>> begin Raw data

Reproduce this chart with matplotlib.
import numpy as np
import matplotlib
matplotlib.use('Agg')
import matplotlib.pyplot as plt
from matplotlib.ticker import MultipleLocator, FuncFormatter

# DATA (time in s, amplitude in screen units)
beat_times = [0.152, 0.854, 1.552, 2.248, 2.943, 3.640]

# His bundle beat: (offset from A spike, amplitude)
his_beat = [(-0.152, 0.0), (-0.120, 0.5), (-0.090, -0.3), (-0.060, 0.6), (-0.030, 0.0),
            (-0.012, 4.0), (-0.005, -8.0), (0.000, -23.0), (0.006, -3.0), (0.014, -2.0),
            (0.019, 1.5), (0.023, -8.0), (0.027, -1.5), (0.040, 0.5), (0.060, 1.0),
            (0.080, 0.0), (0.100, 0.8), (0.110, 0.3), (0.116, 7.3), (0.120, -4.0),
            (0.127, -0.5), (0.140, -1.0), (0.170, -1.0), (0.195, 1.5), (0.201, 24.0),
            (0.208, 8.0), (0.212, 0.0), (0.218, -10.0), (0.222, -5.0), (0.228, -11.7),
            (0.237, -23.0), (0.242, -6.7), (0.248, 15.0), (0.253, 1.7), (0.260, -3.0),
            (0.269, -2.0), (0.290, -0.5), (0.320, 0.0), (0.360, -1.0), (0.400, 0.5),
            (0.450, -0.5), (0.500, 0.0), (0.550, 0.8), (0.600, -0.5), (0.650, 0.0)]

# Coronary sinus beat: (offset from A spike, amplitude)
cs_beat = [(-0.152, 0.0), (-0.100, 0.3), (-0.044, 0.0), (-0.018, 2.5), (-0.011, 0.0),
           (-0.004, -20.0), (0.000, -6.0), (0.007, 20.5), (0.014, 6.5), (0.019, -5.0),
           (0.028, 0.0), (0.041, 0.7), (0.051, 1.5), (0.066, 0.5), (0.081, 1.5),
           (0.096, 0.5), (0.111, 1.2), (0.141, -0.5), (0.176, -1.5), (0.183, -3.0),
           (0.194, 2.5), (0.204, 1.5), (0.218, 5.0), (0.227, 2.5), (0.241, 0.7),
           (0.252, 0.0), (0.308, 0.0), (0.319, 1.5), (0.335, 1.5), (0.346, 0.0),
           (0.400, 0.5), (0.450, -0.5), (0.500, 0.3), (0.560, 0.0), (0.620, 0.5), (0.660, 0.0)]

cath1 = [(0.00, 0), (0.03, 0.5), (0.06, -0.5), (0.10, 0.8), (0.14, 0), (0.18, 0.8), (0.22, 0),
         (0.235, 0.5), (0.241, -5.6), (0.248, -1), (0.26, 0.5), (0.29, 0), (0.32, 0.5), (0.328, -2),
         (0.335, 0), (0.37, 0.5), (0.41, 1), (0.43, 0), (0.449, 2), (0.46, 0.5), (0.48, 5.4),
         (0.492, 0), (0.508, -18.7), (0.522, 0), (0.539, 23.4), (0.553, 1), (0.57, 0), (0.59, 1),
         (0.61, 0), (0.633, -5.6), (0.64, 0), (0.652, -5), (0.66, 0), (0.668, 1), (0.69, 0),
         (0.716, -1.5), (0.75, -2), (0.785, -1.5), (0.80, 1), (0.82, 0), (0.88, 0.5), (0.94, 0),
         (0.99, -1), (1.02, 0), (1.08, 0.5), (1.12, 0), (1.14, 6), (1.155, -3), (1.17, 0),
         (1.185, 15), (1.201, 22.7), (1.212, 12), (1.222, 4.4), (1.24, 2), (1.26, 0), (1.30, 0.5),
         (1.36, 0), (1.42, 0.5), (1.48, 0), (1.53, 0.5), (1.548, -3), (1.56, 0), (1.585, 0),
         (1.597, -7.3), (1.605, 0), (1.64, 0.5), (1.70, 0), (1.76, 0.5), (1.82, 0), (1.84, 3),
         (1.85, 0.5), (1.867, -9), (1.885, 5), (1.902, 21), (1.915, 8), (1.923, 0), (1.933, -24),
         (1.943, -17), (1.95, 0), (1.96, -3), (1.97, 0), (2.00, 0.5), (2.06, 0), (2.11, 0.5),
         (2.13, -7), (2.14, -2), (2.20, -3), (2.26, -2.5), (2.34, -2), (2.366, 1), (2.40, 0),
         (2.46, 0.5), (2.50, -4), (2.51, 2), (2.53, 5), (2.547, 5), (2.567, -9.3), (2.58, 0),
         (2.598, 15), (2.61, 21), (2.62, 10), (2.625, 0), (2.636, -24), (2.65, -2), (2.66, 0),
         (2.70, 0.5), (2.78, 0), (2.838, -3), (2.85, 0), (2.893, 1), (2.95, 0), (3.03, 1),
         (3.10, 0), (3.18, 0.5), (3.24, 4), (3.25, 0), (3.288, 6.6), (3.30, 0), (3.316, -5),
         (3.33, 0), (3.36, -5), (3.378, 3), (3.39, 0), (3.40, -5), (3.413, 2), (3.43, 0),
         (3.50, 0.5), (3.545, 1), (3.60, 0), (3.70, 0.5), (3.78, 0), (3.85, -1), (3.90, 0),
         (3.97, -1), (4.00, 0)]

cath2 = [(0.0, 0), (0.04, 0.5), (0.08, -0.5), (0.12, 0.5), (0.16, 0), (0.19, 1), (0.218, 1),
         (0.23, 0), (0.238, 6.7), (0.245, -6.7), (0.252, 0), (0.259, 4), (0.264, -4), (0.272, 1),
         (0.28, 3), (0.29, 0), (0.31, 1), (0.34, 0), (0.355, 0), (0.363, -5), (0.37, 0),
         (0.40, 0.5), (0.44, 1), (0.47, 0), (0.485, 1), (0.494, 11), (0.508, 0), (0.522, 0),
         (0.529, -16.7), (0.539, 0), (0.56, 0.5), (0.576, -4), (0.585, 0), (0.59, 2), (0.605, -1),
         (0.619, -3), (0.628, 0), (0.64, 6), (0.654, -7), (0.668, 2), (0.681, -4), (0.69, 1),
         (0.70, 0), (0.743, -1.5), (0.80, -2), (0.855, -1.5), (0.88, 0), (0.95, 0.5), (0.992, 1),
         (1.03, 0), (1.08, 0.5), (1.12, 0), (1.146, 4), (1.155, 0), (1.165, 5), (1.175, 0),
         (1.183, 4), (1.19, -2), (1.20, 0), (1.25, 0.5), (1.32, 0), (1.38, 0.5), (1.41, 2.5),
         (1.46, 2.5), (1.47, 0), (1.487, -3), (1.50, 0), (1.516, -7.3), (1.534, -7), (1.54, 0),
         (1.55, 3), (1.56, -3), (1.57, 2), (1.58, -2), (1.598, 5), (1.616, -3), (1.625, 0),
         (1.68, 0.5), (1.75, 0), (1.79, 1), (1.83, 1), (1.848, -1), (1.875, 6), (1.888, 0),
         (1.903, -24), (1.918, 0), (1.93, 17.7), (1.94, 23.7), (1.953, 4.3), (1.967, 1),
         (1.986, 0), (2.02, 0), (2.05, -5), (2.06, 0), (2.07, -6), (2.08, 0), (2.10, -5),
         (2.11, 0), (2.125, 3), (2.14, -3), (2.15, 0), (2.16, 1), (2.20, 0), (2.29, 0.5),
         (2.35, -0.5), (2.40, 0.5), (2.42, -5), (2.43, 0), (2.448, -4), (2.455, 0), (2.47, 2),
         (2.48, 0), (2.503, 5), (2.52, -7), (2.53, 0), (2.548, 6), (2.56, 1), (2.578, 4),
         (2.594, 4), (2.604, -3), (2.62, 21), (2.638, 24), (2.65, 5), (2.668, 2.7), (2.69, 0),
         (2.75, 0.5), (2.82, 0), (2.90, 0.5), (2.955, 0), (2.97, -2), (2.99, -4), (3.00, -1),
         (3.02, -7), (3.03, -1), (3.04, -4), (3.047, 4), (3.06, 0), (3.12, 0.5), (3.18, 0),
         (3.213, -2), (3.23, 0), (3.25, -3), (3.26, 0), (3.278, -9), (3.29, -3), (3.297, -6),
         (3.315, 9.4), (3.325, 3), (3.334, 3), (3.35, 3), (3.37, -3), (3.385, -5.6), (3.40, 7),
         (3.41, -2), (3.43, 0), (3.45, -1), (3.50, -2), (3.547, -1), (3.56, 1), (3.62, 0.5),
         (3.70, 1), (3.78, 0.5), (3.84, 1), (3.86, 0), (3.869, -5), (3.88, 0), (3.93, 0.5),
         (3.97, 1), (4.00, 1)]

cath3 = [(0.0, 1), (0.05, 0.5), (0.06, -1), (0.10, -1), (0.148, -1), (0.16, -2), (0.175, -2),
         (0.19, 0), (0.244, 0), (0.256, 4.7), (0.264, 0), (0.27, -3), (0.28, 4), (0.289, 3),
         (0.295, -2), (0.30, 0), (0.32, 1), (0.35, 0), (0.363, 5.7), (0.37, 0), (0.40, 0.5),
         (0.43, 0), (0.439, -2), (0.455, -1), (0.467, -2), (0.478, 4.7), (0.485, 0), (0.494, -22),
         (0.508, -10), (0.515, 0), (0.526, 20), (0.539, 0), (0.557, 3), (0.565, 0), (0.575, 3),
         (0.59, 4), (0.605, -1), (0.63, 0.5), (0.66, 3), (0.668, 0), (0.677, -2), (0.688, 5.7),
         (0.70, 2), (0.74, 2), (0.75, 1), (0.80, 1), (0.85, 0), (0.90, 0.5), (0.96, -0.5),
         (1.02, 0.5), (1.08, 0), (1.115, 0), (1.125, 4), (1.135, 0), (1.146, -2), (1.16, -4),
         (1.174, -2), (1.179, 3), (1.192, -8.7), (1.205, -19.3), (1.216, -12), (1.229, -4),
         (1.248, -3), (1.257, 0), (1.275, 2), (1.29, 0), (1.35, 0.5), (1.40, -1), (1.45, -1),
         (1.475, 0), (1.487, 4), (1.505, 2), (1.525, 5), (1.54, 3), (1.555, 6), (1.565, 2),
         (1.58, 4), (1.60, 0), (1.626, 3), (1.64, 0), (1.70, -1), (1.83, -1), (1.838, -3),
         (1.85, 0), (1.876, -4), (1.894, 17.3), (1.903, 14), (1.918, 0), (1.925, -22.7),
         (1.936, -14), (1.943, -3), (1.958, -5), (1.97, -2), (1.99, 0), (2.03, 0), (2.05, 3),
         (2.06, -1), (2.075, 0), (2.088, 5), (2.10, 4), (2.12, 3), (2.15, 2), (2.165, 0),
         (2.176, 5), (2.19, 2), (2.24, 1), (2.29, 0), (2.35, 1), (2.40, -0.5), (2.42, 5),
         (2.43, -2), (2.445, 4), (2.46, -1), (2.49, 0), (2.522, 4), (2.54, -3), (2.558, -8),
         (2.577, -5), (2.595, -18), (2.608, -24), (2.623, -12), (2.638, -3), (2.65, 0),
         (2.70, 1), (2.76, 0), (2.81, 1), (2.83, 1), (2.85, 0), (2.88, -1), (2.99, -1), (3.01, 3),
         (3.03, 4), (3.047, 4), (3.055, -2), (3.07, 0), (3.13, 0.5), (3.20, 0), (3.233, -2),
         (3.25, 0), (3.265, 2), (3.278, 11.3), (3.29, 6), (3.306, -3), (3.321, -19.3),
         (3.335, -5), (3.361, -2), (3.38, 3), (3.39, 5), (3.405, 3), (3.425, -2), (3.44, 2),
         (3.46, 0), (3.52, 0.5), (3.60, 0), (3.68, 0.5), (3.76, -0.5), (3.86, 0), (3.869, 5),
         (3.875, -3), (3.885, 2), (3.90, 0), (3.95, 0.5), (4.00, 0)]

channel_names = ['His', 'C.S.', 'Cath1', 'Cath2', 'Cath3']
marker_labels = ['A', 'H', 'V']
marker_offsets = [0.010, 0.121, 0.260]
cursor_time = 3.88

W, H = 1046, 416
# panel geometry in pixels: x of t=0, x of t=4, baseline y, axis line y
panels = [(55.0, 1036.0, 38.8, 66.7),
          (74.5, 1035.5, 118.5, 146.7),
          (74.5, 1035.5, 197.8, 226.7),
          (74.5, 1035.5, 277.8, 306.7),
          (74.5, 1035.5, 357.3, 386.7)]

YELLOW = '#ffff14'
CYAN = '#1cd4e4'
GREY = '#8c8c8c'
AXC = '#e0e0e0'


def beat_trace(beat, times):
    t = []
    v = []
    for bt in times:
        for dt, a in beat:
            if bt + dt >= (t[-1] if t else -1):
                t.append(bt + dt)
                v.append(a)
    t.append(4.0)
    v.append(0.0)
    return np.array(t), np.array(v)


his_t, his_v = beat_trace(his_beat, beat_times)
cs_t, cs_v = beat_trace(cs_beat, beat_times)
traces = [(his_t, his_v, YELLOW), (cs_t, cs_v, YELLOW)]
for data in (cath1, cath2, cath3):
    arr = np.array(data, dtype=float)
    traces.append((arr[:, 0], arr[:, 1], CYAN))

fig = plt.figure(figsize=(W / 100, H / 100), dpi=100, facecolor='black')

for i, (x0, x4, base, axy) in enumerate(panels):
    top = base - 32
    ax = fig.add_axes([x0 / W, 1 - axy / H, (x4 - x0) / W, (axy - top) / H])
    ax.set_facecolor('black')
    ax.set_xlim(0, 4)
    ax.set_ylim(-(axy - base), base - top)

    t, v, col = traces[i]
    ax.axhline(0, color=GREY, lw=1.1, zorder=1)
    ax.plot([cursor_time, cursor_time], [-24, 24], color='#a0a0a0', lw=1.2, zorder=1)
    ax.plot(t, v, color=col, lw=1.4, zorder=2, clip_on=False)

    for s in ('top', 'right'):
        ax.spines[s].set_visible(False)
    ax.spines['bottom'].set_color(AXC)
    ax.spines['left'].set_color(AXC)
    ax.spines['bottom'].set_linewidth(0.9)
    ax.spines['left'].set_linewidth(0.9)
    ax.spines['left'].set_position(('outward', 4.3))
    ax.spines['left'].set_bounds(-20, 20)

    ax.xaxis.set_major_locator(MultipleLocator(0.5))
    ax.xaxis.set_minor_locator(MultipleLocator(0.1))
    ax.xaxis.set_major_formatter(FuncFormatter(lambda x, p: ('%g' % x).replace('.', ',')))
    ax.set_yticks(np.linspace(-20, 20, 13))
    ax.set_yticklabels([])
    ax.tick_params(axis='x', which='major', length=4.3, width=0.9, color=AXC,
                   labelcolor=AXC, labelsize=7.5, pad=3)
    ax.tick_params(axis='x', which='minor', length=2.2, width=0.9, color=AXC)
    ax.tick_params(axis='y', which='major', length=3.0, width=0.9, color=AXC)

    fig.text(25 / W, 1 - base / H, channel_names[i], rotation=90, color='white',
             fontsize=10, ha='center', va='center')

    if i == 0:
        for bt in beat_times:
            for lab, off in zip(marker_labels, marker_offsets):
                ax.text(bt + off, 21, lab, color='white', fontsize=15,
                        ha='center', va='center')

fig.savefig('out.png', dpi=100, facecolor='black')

>> end Raw data

> [Exercise prompt]
Return each line of the listing that holds the string "matplotlib".

> [Result]
Reproduce this chart with matplotlib.
import matplotlib
matplotlib.use('Agg')
import matplotlib.pyplot as plt
from matplotlib.ticker import MultipleLocator, FuncFormatter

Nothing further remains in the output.